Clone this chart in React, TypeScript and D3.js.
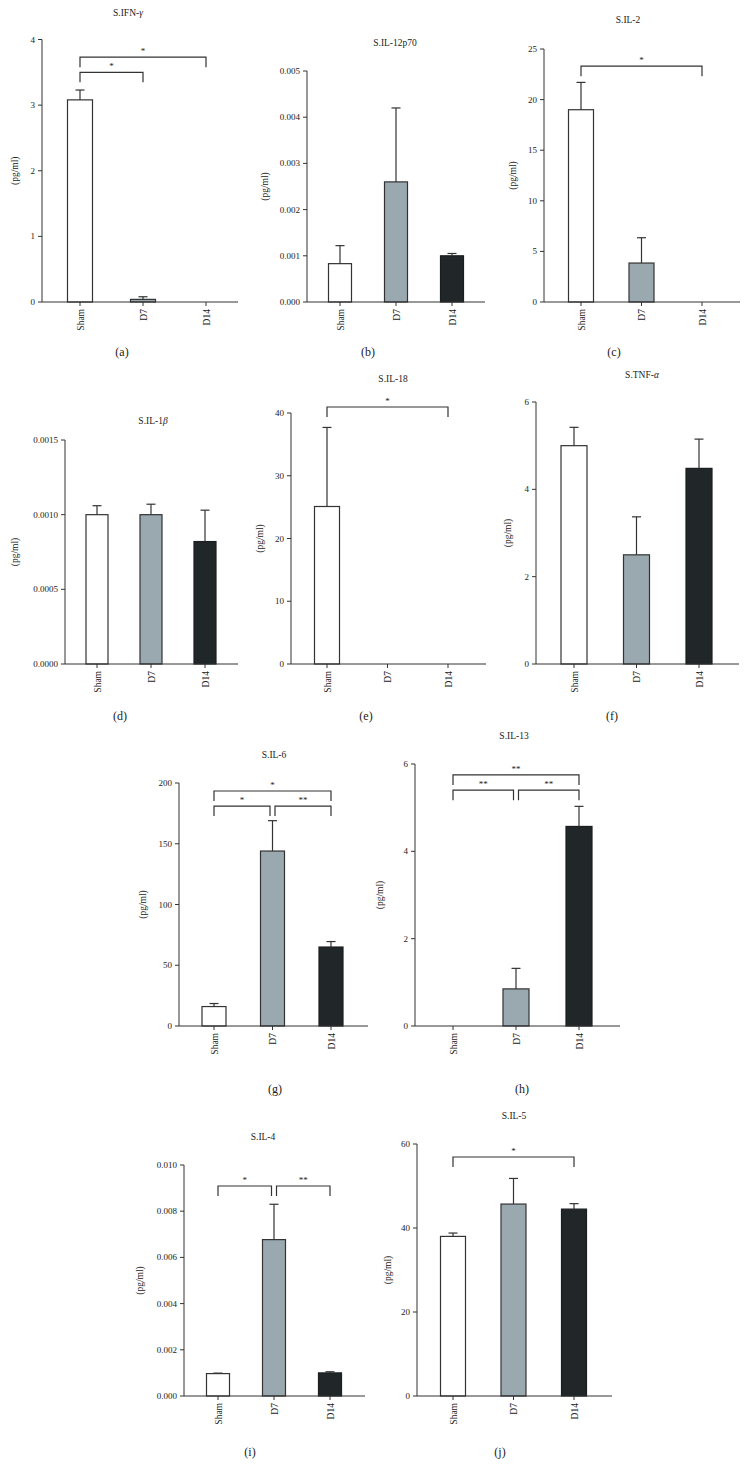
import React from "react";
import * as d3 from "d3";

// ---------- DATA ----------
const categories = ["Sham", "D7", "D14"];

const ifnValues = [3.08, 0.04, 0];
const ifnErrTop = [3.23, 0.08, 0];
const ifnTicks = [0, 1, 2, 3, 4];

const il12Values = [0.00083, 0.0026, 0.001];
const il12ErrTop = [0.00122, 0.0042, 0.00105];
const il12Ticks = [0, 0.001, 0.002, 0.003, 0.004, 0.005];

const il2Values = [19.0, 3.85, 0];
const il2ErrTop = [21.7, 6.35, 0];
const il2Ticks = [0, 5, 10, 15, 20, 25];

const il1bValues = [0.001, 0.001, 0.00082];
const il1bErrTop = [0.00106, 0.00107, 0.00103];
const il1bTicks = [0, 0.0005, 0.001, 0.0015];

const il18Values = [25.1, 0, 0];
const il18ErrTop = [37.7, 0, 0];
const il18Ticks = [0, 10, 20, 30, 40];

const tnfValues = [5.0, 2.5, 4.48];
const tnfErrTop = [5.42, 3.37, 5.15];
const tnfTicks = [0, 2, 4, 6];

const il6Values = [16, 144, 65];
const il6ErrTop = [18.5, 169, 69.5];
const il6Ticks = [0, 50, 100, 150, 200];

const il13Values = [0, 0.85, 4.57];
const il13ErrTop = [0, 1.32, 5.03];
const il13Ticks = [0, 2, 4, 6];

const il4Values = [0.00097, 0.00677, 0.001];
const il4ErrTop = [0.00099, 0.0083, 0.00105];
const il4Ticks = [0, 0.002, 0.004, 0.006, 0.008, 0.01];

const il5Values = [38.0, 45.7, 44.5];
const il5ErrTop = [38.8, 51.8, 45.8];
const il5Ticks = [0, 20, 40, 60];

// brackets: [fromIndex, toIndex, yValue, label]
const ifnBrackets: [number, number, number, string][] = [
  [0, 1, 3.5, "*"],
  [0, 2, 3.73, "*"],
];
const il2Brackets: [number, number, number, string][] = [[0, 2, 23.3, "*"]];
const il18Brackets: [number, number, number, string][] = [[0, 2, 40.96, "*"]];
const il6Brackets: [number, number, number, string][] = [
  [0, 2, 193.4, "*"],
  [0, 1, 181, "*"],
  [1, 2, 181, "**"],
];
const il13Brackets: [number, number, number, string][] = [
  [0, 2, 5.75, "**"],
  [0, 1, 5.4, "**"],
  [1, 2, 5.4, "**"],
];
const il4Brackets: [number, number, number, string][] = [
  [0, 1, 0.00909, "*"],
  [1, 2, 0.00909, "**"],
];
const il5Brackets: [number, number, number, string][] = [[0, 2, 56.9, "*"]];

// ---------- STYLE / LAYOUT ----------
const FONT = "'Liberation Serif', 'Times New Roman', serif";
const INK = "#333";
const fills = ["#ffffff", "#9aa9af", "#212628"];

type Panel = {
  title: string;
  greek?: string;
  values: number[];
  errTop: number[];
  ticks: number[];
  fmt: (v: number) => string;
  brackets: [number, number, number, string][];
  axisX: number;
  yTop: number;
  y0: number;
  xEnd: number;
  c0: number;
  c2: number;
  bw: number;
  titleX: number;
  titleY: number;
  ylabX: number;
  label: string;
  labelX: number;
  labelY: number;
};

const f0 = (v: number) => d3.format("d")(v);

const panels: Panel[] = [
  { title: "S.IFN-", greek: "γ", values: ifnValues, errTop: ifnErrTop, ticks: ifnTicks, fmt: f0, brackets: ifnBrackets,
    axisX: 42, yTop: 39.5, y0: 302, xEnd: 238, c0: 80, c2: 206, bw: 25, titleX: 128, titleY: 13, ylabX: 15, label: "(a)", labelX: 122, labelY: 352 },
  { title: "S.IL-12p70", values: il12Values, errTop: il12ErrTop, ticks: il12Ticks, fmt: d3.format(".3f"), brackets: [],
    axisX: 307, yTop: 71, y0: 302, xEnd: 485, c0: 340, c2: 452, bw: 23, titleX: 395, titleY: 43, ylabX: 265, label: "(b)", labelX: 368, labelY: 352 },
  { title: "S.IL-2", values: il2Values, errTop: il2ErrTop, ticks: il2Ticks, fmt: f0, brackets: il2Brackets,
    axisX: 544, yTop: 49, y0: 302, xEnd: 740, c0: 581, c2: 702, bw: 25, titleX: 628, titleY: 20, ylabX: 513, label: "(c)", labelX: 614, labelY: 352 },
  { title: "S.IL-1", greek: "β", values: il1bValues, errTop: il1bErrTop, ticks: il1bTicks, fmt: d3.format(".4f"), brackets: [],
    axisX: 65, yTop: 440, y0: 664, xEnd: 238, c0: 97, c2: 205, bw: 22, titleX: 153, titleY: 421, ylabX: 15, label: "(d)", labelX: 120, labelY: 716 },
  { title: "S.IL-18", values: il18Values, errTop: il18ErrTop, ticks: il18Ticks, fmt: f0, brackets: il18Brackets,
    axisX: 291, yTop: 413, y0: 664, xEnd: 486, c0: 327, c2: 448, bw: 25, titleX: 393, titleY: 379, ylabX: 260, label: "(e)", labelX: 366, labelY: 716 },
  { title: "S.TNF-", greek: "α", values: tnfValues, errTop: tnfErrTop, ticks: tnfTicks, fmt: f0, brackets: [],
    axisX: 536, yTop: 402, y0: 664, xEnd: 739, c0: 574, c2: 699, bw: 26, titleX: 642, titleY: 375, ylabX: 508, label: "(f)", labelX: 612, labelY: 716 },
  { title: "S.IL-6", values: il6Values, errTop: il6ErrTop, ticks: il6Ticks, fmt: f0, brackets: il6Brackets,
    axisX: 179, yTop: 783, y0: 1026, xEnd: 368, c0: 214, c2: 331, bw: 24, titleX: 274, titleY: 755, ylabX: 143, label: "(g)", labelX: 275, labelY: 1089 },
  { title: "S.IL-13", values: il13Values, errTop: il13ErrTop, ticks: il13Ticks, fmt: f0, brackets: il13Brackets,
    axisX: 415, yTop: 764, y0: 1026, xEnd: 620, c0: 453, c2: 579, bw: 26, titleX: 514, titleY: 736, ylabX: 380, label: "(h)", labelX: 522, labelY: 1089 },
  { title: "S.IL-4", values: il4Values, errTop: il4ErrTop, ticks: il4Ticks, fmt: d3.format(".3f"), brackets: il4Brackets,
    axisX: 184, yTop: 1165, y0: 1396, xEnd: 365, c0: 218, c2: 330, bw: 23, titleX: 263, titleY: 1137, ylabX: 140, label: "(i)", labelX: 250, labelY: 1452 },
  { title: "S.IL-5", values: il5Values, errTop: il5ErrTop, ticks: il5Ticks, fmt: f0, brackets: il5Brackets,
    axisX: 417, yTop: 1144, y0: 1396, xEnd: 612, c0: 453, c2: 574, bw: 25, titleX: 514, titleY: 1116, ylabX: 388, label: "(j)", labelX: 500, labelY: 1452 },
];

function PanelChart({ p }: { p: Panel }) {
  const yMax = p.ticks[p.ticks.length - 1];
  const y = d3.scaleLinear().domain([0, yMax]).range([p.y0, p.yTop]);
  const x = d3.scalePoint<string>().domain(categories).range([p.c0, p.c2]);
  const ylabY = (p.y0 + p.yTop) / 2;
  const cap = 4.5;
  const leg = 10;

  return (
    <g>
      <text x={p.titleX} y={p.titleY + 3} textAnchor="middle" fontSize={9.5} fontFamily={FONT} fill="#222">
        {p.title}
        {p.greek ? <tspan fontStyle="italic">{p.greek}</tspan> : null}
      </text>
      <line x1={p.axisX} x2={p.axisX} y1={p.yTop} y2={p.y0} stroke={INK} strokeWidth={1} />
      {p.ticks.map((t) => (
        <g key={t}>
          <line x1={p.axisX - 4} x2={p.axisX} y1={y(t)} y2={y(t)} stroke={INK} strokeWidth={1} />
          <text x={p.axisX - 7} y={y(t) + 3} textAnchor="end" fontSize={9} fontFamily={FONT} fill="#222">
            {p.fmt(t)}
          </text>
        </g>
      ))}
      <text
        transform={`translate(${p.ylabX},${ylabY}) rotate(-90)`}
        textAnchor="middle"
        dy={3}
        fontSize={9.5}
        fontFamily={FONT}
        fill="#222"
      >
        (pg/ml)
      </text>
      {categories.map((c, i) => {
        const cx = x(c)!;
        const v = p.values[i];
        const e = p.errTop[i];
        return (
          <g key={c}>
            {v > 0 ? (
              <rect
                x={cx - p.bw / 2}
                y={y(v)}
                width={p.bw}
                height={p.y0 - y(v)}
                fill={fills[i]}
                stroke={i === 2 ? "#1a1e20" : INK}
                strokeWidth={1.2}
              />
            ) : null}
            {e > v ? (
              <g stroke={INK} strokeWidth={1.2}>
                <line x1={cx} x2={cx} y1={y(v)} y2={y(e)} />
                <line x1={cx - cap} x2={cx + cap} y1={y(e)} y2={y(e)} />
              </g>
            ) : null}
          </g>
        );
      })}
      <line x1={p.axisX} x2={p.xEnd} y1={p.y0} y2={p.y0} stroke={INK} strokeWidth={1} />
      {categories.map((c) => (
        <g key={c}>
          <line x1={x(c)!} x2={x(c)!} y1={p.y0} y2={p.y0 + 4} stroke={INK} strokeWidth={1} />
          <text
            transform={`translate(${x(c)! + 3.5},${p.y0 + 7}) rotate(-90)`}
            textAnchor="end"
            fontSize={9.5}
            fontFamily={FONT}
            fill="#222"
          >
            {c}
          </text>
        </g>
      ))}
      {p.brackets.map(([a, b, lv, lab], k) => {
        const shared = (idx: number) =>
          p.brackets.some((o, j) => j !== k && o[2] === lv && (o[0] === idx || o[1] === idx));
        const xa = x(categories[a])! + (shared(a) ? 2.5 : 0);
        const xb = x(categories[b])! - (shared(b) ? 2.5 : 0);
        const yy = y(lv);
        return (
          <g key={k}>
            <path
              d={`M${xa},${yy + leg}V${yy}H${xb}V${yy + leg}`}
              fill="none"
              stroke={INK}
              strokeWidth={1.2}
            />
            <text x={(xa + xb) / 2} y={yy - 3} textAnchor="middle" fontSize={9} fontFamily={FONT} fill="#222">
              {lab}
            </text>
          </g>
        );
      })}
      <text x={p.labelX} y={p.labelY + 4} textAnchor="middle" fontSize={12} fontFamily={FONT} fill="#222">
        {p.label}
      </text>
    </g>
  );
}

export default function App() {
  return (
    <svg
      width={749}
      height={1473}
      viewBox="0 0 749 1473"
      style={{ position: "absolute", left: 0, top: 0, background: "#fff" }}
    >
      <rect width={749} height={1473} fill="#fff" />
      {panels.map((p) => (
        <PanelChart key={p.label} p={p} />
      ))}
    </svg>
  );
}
· · ·
WORK REQUIRED: Write out again, exactly, the lines from the start of the listing up to the line containing "const il5Ticks = [0, 20, 40, 60];", with both ends and without pictures.

ANSWER FOR THE TASK:
Clone this chart in React, TypeScript and D3.js.
import React from "react";
import * as d3 from "d3";

// ---------- DATA ----------
const categories = ["Sham", "D7", "D14"];

const ifnValues = [3.08, 0.04, 0];
const ifnErrTop = [3.23, 0.08, 0];
const ifnTicks = [0, 1, 2, 3, 4];

const il12Values = [0.00083, 0.0026, 0.001];
const il12ErrTop = [0.00122, 0.0042, 0.00105];
const il12Ticks = [0, 0.001, 0.002, 0.003, 0.004, 0.005];

const il2Values = [19.0, 3.85, 0];
const il2ErrTop = [21.7, 6.35, 0];
const il2Ticks = [0, 5, 10, 15, 20, 25];

const il1bValues = [0.001, 0.001, 0.00082];
const il1bErrTop = [0.00106, 0.00107, 0.00103];
const il1bTicks = [0, 0.0005, 0.001, 0.0015];

const il18Values = [25.1, 0, 0];
const il18ErrTop = [37.7, 0, 0];
const il18Ticks = [0, 10, 20, 30, 40];

const tnfValues = [5.0, 2.5, 4.48];
const tnfErrTop = [5.42, 3.37, 5.15];
const tnfTicks = [0, 2, 4, 6];

const il6Values = [16, 144, 65];
const il6ErrTop = [18.5, 169, 69.5];
const il6Ticks = [0, 50, 100, 150, 200];

const il13Values = [0, 0.85, 4.57];
const il13ErrTop = [0, 1.32, 5.03];
const il13Ticks = [0, 2, 4, 6];

const il4Values = [0.00097, 0.00677, 0.001];
const il4ErrTop = [0.00099, 0.0083, 0.00105];
const il4Ticks = [0, 0.002, 0.004, 0.006, 0.008, 0.01];

const il5Values = [38.0, 45.7, 44.5];
const il5ErrTop = [38.8, 51.8, 45.8];
const il5Ticks = [0, 20, 40, 60];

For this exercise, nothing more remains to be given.